→ **Written task**: Pictures are not part of the copy. Give again exactly the lines from the one with "What Plotly code" to the one with "zug_d = [800, 600, 500, 400, 300, 240]", inclusive.

===

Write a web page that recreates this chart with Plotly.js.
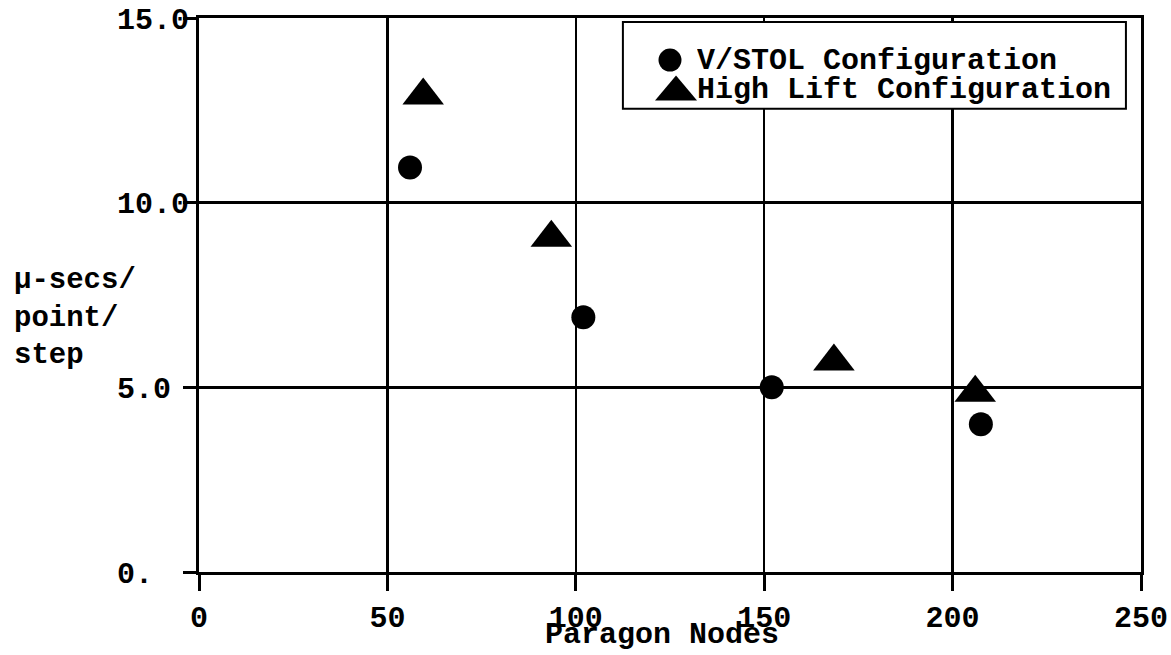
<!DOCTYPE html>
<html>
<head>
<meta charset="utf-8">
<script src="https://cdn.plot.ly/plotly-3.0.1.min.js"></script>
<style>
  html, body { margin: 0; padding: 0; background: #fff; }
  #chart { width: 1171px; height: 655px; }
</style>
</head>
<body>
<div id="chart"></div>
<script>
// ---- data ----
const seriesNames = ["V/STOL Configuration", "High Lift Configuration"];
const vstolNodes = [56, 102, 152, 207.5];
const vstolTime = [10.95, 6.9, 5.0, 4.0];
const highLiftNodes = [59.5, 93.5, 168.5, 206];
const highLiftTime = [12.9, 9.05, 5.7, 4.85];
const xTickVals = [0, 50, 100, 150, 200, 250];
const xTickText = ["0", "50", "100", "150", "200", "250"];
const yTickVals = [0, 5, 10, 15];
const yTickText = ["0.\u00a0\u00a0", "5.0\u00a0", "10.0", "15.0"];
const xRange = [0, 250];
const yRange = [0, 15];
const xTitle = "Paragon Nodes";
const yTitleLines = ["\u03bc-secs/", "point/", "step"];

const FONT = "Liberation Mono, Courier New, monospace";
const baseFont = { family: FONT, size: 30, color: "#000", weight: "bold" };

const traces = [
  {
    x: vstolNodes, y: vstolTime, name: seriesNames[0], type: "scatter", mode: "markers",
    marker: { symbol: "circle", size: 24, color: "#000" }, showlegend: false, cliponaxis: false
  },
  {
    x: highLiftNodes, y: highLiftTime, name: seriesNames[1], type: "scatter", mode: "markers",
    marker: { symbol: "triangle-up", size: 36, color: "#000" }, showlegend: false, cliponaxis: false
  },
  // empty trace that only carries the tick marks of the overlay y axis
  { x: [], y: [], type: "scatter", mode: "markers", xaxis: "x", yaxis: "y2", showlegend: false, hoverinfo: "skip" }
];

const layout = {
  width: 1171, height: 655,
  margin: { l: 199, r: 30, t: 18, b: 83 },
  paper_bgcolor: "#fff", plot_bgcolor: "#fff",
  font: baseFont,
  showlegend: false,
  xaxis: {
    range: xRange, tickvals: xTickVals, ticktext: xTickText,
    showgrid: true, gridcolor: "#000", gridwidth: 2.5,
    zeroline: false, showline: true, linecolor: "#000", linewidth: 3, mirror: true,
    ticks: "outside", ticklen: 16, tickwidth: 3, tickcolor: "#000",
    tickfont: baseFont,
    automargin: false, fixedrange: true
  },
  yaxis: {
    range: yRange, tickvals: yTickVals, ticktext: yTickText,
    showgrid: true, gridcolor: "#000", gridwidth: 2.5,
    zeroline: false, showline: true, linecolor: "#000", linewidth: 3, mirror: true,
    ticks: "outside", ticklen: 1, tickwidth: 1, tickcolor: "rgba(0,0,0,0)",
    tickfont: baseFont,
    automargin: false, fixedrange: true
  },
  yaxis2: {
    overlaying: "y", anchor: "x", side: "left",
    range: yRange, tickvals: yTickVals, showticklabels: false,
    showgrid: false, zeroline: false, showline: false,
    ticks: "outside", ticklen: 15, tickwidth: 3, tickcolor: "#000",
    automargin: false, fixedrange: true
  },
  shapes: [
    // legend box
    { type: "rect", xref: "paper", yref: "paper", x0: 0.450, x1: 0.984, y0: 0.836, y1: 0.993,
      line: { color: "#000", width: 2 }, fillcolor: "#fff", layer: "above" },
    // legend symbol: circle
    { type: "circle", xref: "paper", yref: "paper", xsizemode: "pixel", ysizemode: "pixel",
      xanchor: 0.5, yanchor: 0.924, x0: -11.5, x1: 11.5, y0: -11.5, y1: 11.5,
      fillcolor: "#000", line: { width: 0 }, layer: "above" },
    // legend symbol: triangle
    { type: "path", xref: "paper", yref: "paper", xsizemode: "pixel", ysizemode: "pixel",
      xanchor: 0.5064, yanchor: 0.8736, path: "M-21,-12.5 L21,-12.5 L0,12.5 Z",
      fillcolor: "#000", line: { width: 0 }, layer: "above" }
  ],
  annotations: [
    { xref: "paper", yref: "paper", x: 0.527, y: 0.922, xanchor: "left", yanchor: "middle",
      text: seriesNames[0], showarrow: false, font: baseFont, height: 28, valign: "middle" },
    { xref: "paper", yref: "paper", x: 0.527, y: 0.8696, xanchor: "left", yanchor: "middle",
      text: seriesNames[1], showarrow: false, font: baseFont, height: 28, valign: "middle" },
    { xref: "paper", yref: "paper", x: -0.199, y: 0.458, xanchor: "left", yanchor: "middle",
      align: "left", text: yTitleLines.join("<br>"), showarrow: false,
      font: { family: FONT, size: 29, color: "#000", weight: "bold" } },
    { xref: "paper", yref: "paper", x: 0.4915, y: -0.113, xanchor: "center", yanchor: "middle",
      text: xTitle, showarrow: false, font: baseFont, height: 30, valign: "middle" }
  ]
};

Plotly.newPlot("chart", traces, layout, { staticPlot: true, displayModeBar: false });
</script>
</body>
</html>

===

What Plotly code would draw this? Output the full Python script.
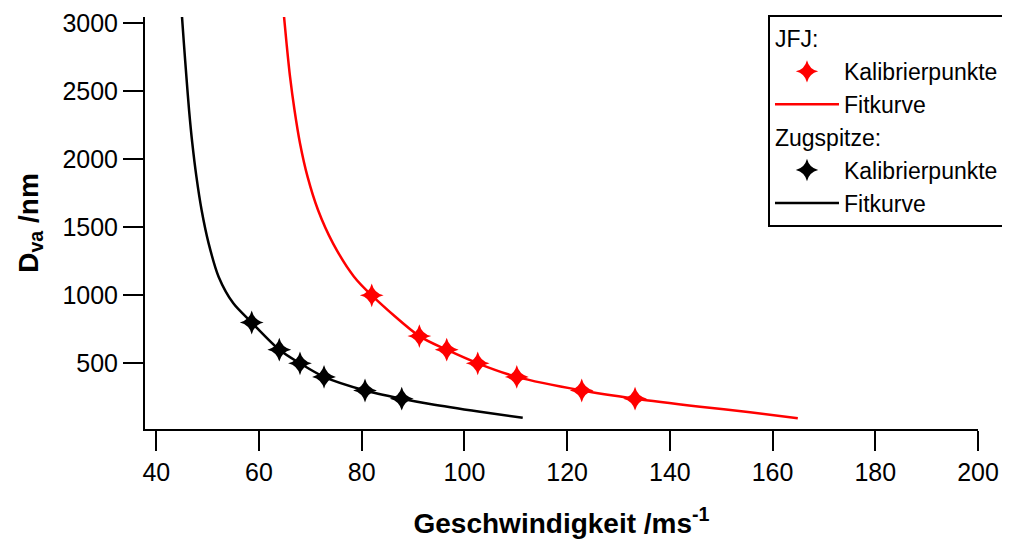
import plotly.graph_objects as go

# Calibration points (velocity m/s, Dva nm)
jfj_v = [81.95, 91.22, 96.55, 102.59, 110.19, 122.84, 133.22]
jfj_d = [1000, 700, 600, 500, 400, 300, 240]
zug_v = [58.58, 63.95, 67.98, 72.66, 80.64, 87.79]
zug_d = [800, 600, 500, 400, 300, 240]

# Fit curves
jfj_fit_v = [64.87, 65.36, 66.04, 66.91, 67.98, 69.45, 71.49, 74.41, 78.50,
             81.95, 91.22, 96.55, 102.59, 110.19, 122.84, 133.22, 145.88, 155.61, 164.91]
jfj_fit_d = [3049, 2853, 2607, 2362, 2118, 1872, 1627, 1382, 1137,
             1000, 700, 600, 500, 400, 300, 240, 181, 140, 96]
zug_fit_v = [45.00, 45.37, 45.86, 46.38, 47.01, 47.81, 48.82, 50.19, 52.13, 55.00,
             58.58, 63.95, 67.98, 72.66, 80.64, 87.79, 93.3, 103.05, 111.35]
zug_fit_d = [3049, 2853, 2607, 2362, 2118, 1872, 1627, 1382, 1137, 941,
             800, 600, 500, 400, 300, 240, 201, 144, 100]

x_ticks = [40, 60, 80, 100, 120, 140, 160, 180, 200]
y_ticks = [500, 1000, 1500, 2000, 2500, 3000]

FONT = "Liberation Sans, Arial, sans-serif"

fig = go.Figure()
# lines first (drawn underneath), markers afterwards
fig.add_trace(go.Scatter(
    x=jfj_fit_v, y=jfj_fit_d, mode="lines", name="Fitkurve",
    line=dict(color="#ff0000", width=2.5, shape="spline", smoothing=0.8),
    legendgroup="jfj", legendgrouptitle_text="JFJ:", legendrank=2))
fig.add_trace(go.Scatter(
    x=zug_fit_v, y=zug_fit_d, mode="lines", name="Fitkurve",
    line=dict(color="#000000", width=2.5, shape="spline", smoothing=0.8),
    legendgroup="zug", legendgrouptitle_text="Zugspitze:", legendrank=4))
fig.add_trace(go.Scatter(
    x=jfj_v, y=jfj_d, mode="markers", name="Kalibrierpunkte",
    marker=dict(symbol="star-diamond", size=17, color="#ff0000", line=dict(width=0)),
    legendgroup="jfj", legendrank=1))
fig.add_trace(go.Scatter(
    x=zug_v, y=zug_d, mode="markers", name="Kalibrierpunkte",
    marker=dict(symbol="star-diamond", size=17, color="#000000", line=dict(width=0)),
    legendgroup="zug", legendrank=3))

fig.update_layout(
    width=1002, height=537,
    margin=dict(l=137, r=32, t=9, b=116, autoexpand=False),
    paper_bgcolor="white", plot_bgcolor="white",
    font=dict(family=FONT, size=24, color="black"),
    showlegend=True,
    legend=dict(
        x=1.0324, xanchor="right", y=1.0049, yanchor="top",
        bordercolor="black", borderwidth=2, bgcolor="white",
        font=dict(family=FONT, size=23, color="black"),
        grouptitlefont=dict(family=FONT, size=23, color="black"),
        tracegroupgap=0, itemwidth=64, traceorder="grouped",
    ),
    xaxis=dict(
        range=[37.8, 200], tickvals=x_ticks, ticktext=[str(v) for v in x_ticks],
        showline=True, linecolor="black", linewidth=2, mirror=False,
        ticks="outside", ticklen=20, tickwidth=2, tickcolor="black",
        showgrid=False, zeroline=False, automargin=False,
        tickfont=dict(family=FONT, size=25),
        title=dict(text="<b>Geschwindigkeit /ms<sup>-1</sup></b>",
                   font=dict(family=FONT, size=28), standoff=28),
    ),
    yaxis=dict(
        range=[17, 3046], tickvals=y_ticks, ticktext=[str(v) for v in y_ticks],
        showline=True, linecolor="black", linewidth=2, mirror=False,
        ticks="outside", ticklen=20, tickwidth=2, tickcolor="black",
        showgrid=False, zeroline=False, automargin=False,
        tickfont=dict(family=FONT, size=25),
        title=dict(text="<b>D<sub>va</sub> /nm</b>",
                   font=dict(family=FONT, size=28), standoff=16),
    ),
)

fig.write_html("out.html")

===

→ **Problem solution**:
What Plotly code would draw this? Output the full Python script.
import plotly.graph_objects as go

# Calibration points (velocity m/s, Dva nm)
jfj_v = [81.95, 91.22, 96.55, 102.59, 110.19, 122.84, 133.22]
jfj_d = [1000, 700, 600, 500, 400, 300, 240]
zug_v = [58.58, 63.95, 67.98, 72.66, 80.64, 87.79]
zug_d = [800, 600, 500, 400, 300, 240]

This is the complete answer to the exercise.